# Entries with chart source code
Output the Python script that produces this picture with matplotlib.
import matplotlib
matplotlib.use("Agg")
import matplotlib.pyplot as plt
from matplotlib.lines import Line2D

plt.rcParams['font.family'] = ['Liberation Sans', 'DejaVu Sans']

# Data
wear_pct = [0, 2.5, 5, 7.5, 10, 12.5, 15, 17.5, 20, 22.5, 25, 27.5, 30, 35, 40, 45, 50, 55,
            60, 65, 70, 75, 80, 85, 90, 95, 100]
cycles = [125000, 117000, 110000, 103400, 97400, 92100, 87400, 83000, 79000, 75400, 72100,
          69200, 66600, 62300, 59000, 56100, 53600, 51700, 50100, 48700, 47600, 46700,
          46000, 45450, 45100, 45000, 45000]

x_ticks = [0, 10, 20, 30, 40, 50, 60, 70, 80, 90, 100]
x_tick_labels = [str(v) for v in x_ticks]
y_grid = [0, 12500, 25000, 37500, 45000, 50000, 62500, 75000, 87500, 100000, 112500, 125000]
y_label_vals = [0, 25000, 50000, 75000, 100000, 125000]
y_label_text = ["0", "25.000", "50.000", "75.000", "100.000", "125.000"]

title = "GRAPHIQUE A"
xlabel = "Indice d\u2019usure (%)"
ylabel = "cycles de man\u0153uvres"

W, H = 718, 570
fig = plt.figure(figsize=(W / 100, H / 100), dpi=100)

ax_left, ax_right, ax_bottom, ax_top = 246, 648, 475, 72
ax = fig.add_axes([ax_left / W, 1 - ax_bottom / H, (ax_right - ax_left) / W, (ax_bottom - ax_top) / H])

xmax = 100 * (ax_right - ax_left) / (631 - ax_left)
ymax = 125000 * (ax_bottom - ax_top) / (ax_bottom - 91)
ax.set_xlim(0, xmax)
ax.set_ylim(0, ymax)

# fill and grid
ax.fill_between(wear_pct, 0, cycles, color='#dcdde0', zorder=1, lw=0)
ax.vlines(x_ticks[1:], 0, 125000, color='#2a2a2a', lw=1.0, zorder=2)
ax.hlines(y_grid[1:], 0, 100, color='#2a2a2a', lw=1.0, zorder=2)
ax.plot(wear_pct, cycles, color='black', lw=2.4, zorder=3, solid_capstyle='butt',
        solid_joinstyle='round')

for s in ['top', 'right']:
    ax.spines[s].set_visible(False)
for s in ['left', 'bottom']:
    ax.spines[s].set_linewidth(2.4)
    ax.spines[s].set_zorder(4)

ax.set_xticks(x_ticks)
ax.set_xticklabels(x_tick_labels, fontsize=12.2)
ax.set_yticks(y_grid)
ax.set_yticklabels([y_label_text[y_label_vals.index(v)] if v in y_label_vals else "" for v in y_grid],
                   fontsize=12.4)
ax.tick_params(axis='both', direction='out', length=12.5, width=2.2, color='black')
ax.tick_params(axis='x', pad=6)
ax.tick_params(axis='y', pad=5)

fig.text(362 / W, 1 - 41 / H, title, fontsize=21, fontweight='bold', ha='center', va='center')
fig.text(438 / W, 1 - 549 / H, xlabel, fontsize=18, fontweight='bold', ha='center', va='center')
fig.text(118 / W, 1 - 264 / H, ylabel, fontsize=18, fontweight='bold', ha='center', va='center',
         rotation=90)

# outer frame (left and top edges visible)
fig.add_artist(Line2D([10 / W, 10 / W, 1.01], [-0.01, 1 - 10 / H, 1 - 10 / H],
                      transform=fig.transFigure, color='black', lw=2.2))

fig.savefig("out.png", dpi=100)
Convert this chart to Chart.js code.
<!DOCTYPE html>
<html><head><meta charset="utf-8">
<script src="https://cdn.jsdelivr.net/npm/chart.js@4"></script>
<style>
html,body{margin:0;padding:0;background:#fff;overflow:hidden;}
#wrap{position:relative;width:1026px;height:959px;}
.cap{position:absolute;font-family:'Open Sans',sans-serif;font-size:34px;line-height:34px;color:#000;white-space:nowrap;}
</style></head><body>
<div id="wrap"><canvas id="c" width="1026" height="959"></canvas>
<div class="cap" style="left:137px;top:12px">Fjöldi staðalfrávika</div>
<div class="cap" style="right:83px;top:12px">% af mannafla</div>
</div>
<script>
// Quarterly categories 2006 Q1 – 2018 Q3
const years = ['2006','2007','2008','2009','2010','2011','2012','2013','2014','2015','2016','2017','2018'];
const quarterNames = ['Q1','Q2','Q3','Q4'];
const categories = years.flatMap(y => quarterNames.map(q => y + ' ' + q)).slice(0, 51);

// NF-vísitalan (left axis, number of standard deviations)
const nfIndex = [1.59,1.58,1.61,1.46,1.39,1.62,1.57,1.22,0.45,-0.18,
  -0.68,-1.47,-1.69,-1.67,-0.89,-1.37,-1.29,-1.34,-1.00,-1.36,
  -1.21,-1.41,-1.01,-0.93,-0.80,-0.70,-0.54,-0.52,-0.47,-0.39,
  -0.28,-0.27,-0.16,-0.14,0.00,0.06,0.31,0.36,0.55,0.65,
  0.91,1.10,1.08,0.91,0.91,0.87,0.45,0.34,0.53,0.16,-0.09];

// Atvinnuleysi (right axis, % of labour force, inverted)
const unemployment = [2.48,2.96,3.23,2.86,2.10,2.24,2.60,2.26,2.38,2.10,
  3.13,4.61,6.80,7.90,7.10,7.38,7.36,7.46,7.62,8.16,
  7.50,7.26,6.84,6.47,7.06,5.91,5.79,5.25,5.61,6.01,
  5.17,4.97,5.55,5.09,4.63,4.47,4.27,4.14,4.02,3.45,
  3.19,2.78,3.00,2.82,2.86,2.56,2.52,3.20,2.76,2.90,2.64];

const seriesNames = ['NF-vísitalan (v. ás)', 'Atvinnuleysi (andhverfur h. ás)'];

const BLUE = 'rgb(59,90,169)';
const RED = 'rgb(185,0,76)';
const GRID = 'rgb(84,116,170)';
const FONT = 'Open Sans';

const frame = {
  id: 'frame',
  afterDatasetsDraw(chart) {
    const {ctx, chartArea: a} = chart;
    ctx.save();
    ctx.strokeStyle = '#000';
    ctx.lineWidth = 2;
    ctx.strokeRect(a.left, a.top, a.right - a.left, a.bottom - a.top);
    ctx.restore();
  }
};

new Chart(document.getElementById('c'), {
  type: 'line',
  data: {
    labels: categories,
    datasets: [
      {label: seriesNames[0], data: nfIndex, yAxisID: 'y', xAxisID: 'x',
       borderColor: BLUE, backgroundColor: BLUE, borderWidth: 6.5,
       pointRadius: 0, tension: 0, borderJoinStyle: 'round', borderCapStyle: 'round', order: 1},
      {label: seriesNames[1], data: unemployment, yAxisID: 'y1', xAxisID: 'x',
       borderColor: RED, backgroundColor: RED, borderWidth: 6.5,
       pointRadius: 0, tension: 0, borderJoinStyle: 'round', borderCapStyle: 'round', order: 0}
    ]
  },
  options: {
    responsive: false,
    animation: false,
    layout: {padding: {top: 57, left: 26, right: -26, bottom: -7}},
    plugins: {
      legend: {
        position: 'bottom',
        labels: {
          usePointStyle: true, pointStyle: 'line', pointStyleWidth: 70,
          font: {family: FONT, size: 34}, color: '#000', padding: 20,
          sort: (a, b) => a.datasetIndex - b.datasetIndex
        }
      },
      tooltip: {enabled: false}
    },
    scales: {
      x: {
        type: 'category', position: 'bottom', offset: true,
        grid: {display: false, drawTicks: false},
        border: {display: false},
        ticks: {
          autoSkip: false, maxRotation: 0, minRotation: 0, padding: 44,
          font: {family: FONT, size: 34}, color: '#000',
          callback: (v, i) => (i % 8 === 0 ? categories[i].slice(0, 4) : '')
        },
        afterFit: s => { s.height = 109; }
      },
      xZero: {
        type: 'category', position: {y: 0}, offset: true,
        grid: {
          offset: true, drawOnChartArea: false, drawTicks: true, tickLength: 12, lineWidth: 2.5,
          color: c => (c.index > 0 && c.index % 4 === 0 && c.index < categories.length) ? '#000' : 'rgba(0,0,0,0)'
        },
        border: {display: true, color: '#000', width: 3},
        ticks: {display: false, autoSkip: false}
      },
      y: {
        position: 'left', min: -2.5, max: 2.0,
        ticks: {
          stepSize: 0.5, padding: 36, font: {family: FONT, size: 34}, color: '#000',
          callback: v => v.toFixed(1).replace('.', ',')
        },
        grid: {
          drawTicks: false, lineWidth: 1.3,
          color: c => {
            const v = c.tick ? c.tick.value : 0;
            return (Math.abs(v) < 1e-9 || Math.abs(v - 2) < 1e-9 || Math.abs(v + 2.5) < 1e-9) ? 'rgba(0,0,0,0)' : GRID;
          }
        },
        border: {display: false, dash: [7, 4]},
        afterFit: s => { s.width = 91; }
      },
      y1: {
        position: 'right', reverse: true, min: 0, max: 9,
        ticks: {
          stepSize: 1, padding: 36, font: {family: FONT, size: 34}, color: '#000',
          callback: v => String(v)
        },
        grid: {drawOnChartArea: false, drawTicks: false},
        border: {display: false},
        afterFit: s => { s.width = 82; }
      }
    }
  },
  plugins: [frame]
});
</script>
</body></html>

---

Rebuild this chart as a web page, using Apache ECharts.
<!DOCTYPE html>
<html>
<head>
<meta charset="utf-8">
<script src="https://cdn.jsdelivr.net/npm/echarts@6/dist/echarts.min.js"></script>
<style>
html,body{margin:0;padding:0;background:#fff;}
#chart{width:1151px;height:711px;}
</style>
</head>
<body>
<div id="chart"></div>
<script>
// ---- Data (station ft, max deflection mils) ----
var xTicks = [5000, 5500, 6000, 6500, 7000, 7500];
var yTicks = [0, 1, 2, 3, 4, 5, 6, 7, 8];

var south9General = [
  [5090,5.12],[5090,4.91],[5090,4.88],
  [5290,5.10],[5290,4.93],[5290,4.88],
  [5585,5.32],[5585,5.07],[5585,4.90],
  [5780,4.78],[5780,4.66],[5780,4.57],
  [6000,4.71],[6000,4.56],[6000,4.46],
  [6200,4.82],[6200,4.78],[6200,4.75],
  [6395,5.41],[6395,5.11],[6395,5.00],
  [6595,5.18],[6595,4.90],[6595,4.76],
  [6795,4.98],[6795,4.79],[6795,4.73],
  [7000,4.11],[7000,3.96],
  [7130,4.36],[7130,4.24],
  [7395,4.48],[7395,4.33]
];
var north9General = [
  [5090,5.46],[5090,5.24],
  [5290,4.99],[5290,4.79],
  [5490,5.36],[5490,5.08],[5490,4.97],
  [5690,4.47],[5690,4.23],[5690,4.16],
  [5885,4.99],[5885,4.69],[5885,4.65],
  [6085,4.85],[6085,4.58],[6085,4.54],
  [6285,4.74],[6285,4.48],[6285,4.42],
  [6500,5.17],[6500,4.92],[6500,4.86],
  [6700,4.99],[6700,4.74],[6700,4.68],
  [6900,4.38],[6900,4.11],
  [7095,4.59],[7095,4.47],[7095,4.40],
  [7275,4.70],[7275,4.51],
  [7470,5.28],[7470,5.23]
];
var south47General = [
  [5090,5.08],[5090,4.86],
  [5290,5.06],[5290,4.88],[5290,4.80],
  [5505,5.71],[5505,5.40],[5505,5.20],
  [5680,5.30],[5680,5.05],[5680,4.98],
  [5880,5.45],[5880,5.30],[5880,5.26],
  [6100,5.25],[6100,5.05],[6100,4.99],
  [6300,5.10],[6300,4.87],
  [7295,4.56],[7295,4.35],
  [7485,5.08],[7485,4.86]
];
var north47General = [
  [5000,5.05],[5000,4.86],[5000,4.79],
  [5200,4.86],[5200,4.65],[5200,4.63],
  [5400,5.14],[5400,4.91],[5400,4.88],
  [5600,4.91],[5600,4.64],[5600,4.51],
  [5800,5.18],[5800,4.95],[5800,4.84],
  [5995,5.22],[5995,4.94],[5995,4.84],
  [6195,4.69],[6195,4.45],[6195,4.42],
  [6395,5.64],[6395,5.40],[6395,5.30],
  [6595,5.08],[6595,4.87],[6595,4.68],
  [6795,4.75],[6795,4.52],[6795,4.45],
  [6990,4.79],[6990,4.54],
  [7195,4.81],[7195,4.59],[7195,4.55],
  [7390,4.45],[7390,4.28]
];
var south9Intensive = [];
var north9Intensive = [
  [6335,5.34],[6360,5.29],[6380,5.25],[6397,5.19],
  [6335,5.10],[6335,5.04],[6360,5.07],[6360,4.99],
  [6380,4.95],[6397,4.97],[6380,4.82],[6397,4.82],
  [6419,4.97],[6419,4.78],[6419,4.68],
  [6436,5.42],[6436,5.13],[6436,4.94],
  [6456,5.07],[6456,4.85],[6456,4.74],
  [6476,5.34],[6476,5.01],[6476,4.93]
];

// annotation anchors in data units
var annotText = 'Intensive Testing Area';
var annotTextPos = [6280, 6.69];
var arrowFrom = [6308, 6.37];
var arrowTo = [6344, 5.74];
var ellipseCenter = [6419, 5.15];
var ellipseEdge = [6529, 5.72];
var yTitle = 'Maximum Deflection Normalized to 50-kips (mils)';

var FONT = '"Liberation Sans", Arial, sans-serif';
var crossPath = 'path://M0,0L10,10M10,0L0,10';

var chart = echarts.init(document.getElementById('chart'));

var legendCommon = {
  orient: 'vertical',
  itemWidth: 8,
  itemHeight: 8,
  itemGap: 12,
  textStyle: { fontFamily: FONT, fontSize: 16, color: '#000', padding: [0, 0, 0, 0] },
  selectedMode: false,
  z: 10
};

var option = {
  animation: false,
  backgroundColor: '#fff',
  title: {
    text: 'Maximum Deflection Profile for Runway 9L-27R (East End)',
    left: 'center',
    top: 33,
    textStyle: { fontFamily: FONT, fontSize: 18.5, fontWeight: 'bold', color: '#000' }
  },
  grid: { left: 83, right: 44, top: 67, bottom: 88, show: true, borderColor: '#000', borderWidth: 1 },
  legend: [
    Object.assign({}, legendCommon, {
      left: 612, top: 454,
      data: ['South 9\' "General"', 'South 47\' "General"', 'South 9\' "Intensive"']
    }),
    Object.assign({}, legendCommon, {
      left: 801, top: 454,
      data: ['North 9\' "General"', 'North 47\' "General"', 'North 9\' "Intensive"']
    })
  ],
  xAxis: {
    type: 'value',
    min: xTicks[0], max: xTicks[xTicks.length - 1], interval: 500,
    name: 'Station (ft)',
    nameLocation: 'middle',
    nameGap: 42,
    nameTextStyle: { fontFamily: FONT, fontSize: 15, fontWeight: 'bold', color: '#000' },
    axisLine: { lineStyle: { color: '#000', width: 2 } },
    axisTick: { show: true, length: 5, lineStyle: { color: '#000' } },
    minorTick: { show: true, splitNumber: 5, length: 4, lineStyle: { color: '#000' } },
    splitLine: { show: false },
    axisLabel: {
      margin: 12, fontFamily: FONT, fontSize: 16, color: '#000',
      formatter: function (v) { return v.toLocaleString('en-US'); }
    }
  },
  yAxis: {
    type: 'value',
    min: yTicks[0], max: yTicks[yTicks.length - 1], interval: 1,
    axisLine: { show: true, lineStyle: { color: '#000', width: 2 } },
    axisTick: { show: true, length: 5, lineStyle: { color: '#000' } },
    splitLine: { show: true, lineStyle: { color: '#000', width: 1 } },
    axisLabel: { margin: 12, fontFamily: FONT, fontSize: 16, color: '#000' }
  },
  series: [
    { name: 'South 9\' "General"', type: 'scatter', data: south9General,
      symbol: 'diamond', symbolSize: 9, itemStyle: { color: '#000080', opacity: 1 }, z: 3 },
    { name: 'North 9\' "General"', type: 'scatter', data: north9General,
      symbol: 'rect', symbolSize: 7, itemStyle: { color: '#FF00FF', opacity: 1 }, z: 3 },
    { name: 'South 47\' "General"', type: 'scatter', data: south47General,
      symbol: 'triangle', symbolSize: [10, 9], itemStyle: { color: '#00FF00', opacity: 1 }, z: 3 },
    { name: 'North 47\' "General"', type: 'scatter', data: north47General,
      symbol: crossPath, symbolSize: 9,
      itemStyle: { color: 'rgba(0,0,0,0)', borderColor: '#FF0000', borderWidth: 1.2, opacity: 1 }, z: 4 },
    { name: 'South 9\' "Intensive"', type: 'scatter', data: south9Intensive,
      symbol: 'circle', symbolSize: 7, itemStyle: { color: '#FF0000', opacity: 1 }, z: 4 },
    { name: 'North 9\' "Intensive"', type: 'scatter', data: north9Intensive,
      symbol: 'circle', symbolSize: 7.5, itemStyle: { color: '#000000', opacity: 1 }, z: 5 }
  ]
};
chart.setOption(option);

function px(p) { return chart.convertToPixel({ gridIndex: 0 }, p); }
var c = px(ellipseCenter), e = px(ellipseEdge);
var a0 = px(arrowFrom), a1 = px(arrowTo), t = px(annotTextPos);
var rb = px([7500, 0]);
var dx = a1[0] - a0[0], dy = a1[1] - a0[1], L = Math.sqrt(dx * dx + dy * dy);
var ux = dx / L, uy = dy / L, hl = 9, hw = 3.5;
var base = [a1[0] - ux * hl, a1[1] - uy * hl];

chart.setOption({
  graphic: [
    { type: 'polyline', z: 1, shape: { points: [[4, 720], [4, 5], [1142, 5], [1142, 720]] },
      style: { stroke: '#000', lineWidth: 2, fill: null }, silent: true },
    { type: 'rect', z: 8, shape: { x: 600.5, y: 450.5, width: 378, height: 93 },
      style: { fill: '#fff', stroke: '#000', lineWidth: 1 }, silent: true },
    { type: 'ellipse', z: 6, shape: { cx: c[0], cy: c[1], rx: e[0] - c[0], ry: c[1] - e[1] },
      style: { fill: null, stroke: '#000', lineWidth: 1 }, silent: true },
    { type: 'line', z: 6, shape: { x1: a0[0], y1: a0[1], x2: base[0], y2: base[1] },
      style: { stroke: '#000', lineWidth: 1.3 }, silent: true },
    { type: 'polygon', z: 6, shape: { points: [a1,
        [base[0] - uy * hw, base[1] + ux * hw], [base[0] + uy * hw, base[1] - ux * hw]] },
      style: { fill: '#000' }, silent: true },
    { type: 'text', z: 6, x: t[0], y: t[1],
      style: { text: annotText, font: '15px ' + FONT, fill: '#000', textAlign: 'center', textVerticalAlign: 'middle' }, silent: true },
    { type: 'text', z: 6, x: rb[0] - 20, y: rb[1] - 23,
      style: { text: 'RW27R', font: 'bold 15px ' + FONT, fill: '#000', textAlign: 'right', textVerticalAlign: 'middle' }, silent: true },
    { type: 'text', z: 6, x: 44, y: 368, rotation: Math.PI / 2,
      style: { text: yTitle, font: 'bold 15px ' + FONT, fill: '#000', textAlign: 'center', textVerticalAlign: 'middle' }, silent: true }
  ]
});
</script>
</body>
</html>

# The problem
As listed above, the lines from the line with "Output the Python" to the line with "plt.rcParams['font.family'] = ['Liberation" are to be echoed exactly, with both ends included and nothing added.

# Output
Output the Python script that produces this picture with matplotlib.
import matplotlib
matplotlib.use("Agg")
import matplotlib.pyplot as plt
from matplotlib.lines import Line2D

plt.rcParams['font.family'] = ['Liberation Sans', 'DejaVu Sans']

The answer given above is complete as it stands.